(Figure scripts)

------------------------------------------------------------

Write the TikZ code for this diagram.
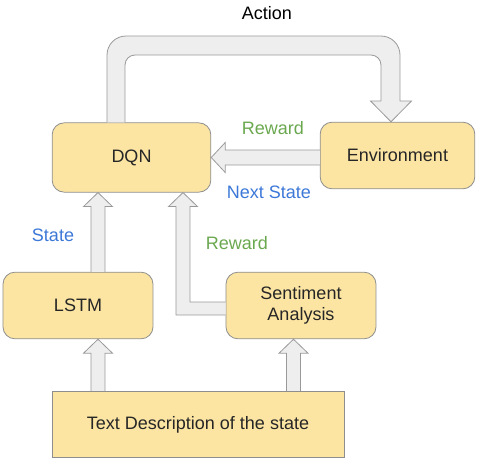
\documentclass[tikz,border=0pt]{standalone}
\usepackage{fontspec}
\setmainfont{Liberation Sans}
\usetikzlibrary{calc}
\usetikzlibrary{positioning}
\definecolor{boxFill}{HTML}{FCE5A3}
\definecolor{boxLine}{HTML}{8E8E8E}
\definecolor{arrowFill}{HTML}{EEEEEE}
\definecolor{arrowLine}{HTML}{999999}
\definecolor{rewardGreen}{HTML}{6AA84F}
\definecolor{stateBlue}{HTML}{3C78D8}
\tikzset{
  font={\fontsize{13.5pt}{16pt}\selectfont}
}
\tikzstyle{module}=[rectangle,rounded corners=9pt,draw=boxLine,fill=boxFill,line width=0.6pt,align=center,text=black!85,minimum height=50pt,inner sep=0pt]
\tikzstyle{blockarrow}=[draw=arrowLine,fill=arrowFill,line width=0.6pt,line join=miter]
\tikzstyle{rewardlabel}=[text=rewardGreen]
\tikzstyle{statelabel}=[text=stateBlue]
% vertical block arrow: column, from node (below), to node (above)
\newcommand{\blockUp}[3]{
    \draw[blockarrow] ($(#1 |- #2.north)+(-7,0)$) -- ($(#1 |- #3.south)+(-7,14)$) -- ++(-7.5,0)
        -- (#1 |- #3.south) -- ($(#1 |- #3.south)+(14.5,14)$) -- ++(-7.5,0) -- ($(#1 |- #2.north)+(7,0)$);
}

\begin{document}
\begin{tikzpicture}[x=0.75pt,y=-0.75pt]
    \useasboundingbox (0,0) rectangle (480,461);

    % boxes
    \node[module,minimum width=119pt,minimum height=52pt] (dqn) at (131.5,157.5) {DQN};
    \node[module,minimum width=116pt] (env) at (397.5,155.5) {Environment};
    \node[module,minimum width=112.5pt] (lstm) at (78,305.5) {LSTM};
    \node[module,minimum width=112.5pt] (senti) at (301,305.5) {Sentiment\\Analysis};
    \node[module,rounded corners=0pt,minimum width=219pt] (text) at (198,424.5) {Text Description of the state};

    \coordinate (colLstm) at (98,0);
    \coordinate (colSenti) at (293.5,0);

    % arrows into the modules
    \blockUp{colLstm}{text}{lstm}
    \blockUp{colSenti}{text}{senti}
    \blockUp{colLstm}{lstm}{dqn}

    % sentiment -> dqn
    \draw[blockarrow] ($(senti.west)+(0,9.5)$) -| ($(dqn.south)+(44.5,14)$) -- ++(-7.5,0) -- ++(14.5,-14)
        -- ++(14.5,14) -- ++(-7.5,0) |- ($(senti.west)+(0,-3.5)$);

    % environment -> dqn
    \draw[blockarrow] ($(env.west |- dqn.east)+(0,7.5)$) -- ($(dqn.east)+(14,7.5)$) -- ++(0,7.5)
        -- (dqn.east) -- ++(14,-15) -- ++(0,7.5) -- ($(env.west |- dqn.east)+(0,-7.5)$);

    % dqn -> environment (action)
    \draw[blockarrow] (107,0 |- dqn.north) -- (107,55) .. controls (107,44.5) and (115.5,36) .. (126,36)
        -- (381,36) .. controls (391.5,36) and (400,44.5) .. (400,55) -- (400,101) -- (411.5,101)
        -- (391,0 |- env.north) -- (370.5,101) -- (381,101) -- (381,65)
        .. controls (381,59.5) and (376.5,55) .. (371,55) -- (135,55)
        .. controls (129.5,55) and (125,59.5) .. (125,65) -- (125,0 |- dqn.north);

    % labels
    \node (action) at (267,13) {Action};
    \node[rewardlabel] (envReward) at (273,128) {Reward};
    \node[statelabel] (nextState) at (269,192) {Next State};
    \node[statelabel] (lstmState) at (53,235) {State};
    \node[rewardlabel] (sentiReward) at (237,243) {Reward};
\end{tikzpicture}
\end{document}
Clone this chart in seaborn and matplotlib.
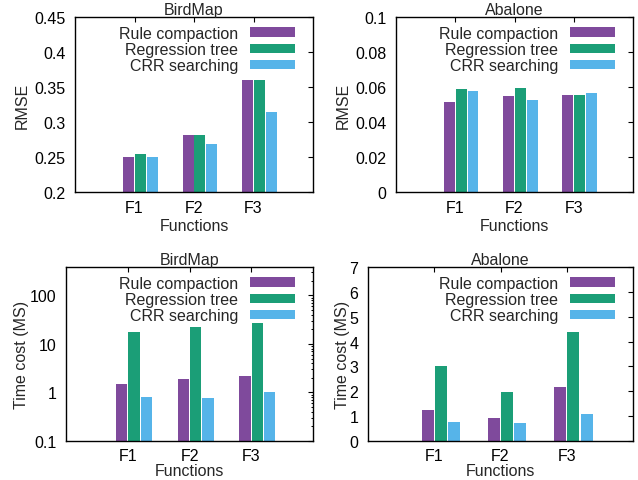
import numpy as np
import pandas as pd
import matplotlib
matplotlib.use("Agg")
import matplotlib.pyplot as plt
import seaborn as sns
from matplotlib.ticker import FuncFormatter, MultipleLocator, FixedLocator

# Categories and series
functions = ["F1", "F2", "F3"]
methods = ["Rule compaction", "Regression tree", "CRR searching"]
colors = ["#7F4A9C", "#1B9E77", "#56B4E9"]

# RMSE, BirdMap
birdmap_rmse_rule = [0.250, 0.281, 0.360]
birdmap_rmse_tree = [0.254, 0.281, 0.360]
birdmap_rmse_crr = [0.250, 0.269, 0.314]

# RMSE, Abalone
abalone_rmse_rule = [0.0516, 0.0551, 0.0557]
abalone_rmse_tree = [0.0591, 0.0597, 0.0557]
abalone_rmse_crr = [0.0580, 0.0524, 0.0568]

# Time cost (MS), BirdMap
birdmap_time_rule = [1.51, 1.92, 2.14]
birdmap_time_tree = [18.0, 22.8, 26.4]
birdmap_time_crr = [0.81, 0.78, 1.03]

# Time cost (MS), Abalone
abalone_time_rule = [1.24, 0.92, 2.18]
abalone_time_tree = [3.01, 1.96, 4.39]
abalone_time_crr = [0.75, 0.71, 1.09]

sns.set_theme(style="white")
plt.rcParams["font.family"] = ["Liberation Sans", "DejaVu Sans"]
plt.rcParams["font.size"] = 11.5

W, H = 638, 481
fig = plt.figure(figsize=(W / 100, H / 100), dpi=100)


def box(l, r, t, b):
    return [l / W, 1 - b / H, (r - l) / W, (b - t) / H]


def long_form(rule, tree, crr):
    return pd.DataFrame({
        "Functions": functions * 3,
        "Method": np.repeat(methods, len(functions)),
        "Value": list(rule) + list(tree) + list(crr),
    })


panels = [
    dict(rect=box(75, 313, 18, 193), title="BirdMap", ylabel="RMSE",
         df=long_form(birdmap_rmse_rule, birdmap_rmse_tree, birdmap_rmse_crr),
         log=False, ylim=(0.2, 0.45), step=0.05, ylab_x=-0.19,
         xlab_px=26, xpad=5.5),
    dict(rect=box(396, 633, 18, 193), title="Abalone", ylabel="RMSE",
         df=long_form(abalone_rmse_rule, abalone_rmse_tree, abalone_rmse_crr),
         log=False, ylim=(0.0, 0.1), step=0.02, ylab_x=-0.19,
         xlab_px=26, xpad=5.5),
    dict(rect=box(66, 313, 268, 442), title="BirdMap", ylabel="Time cost (MS)",
         df=long_form(birdmap_time_rule, birdmap_time_tree, birdmap_time_crr),
         log=True, ylim=(0.1, 385), step=None, ylab_x=-0.15,
         xlab_px=21.5, xpad=4.8),
    dict(rect=box(368, 633, 268, 442), title="Abalone", ylabel="Time cost (MS)",
         df=long_form(abalone_time_rule, abalone_time_tree, abalone_time_crr),
         log=False, ylim=(0, 7), step=1, ylab_x=-0.068,
         xlab_px=21.5, xpad=4.8),
]

fmt = FuncFormatter(lambda v, p: "%g" % v)

for p in panels:
    ax = fig.add_axes(p["rect"])
    sns.barplot(data=p["df"], x="Functions", y="Value", hue="Method",
                order=functions, hue_order=methods, palette=colors,
                width=0.6, gap=0.08, errorbar=None, saturation=1,
                linewidth=0, ax=ax)
    if p["log"]:
        ax.set_yscale("log")
    else:
        ax.yaxis.set_major_locator(MultipleLocator(p["step"]))
    ax.set_ylim(*p["ylim"])
    ax.yaxis.set_major_formatter(fmt)
    ax.set_xlim(-1.1, 2.9)
    ax.xaxis.set_major_locator(FixedLocator(np.arange(len(functions)) - 0.1))
    ax.set_xticklabels(functions)

    width_px = p["rect"][2] * W
    height_px = p["rect"][3] * H

    ax.set_title(p["title"], fontsize=11.5, pad=2)
    ax.set_xlabel("Functions", fontsize=11.5)
    ax.set_ylabel(p["ylabel"], fontsize=11.5)
    ax.yaxis.set_label_coords(p["ylab_x"], 0.5)
    ax.xaxis.set_label_coords(0.5, -p["xlab_px"] / height_px)

    ax.tick_params(axis="both", which="major", direction="in", top=True,
                   right=True, length=3.6, width=0.8, color="black",
                   labelsize=11.5, labelcolor="black")
    ax.tick_params(axis="both", which="minor", direction="in", top=True,
                   right=True, length=1.8, width=0.7, color="black")
    ax.tick_params(axis="y", pad=7)
    ax.tick_params(axis="x", pad=p["xpad"])
    for s in ax.spines.values():
        s.set_color("black")
        s.set_linewidth(1.0)

    handles, labels = ax.get_legend_handles_labels()
    ax.legend(handles, labels, loc="upper right",
              bbox_to_anchor=(1 - 18 / width_px, 1 - 9 / height_px),
              frameon=False, markerfirst=False, fontsize=11.5,
              handlelength=2.8, handleheight=0.56, handletextpad=0.75,
              labelspacing=0.07, borderpad=0, borderaxespad=0)

fig.savefig("out.png", dpi=100)
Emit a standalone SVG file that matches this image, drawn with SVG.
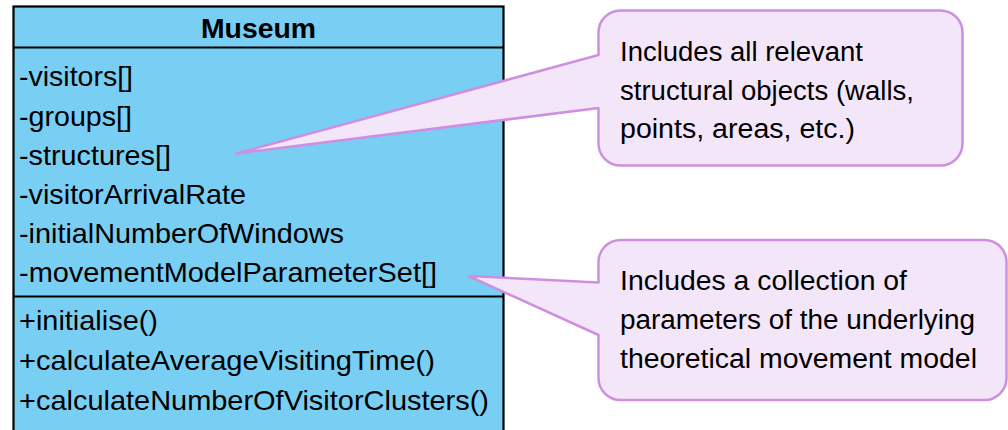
<svg xmlns="http://www.w3.org/2000/svg" width="1008" height="430" viewBox="0 0 1008 430">
  <style>
    .cls { fill: #79cef3; stroke: #000; stroke-width: 2.2; }
    .sep { stroke: #000; stroke-width: 2.2; }
    .title { font-family: "Liberation Sans", Arial, sans-serif; font-size: 28px; font-weight: bold; fill: #000; }
    .member { font-family: "Liberation Sans", Arial, sans-serif; font-size: 28px; fill: #000; }
    .note { fill: #f3e6f8; stroke: #cf8fe0; stroke-width: 2.5; stroke-linejoin: round; }
    .note-text { font-family: "Liberation Sans", Arial, sans-serif; font-size: 27px; fill: #000; }
  </style>
  <rect width="1008" height="430" fill="#fff"/>

  <!-- UML class: Museum -->
  <g id="museum">
    <rect class="cls" x="13.5" y="6.5" width="490" height="440"/>
    <line class="sep" x1="13.5" y1="47.5" x2="503.5" y2="47.5"/>
    <line class="sep" x1="13.5" y1="296.5" x2="503.5" y2="296.5"/>
    <text class="title" x="258.5" y="38" text-anchor="middle" textLength="115" lengthAdjust="spacingAndGlyphs">Museum</text>
    <text class="member" x="19" y="86" textLength="114" lengthAdjust="spacingAndGlyphs">-visitors[]</text>
    <text class="member" x="19" y="125.5" textLength="113" lengthAdjust="spacingAndGlyphs">-groups[]</text>
    <text class="member" x="19" y="164.5" textLength="152" lengthAdjust="spacingAndGlyphs">-structures[]</text>
    <text class="member" x="19" y="204" textLength="227" lengthAdjust="spacingAndGlyphs">-visitorArrivalRate</text>
    <text class="member" x="19" y="243" textLength="325" lengthAdjust="spacingAndGlyphs">-initialNumberOfWindows</text>
    <text class="member" x="19" y="281.5" textLength="418" lengthAdjust="spacingAndGlyphs">-movementModelParameterSet[]</text>
    <text class="member" x="19" y="330" textLength="139" lengthAdjust="spacingAndGlyphs">+initialise()</text>
    <text class="member" x="19" y="370" textLength="416" lengthAdjust="spacingAndGlyphs">+calculateAverageVisitingTime()</text>
    <text class="member" x="19" y="410" textLength="470" lengthAdjust="spacingAndGlyphs">+calculateNumberOfVisitorClusters()</text>
  </g>

  <!-- Note attached to -structures[] -->
  <g id="note-structures">
    <path class="note" d="M 620.5 10.5 H 940.5 A 22 22 0 0 1 962.5 32.5 V 143.5 A 22 22 0 0 1 940.5 165.5 H 620.5 A 22 22 0 0 1 598.5 143.5 V 108 L 236.5 153.5 L 598.5 55 V 32.5 A 22 22 0 0 1 620.5 10.5 Z"/>
    <text class="note-text" x="620" y="61" textLength="243" lengthAdjust="spacingAndGlyphs">Includes all relevant</text>
    <text class="note-text" x="620" y="99.5" textLength="294" lengthAdjust="spacingAndGlyphs">structural objects (walls,</text>
    <text class="note-text" x="620" y="138" textLength="235" lengthAdjust="spacingAndGlyphs">points, areas, etc.)</text>
  </g>

  <!-- Note attached to -movementModelParameterSet[] -->
  <g id="note-parameters">
    <path class="note" d="M 620.5 240 H 984.5 A 22 22 0 0 1 1006.5 262 V 378 A 22 22 0 0 1 984.5 400 H 620.5 A 22 22 0 0 1 598.5 378 V 335 L 468.5 276 L 598.5 282.5 V 262 A 22 22 0 0 1 620.5 240 Z"/>
    <text class="note-text" x="620" y="290" textLength="287" lengthAdjust="spacingAndGlyphs">Includes a collection of</text>
    <text class="note-text" x="620" y="329" textLength="355" lengthAdjust="spacingAndGlyphs">parameters of the underlying</text>
    <text class="note-text" x="620" y="368" textLength="357" lengthAdjust="spacingAndGlyphs">theoretical movement model</text>
  </g>
</svg>
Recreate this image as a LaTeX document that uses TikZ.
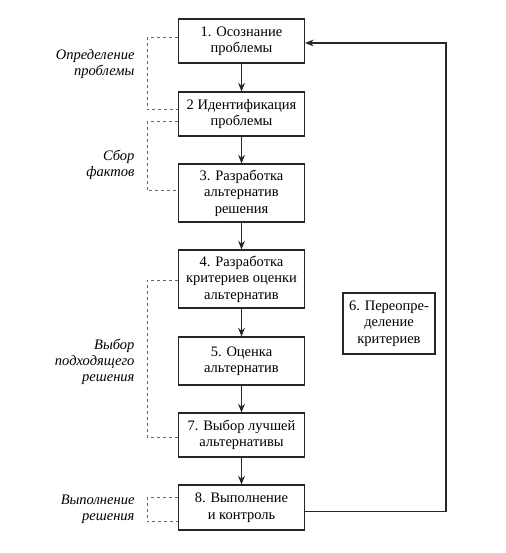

------------------------------------------------------------

- [WRITTEN INSTRUCTION]
For the listing above, identify each line bearing "this".

- [WRITTEN SOLUTION]
Write the TikZ code for this diagram.
Clone this chart in seaborn and matplotlib.
Emit a standalone SVG file that matches this image, drawn with SVG.
Recreate this image as a LaTeX document that uses TikZ.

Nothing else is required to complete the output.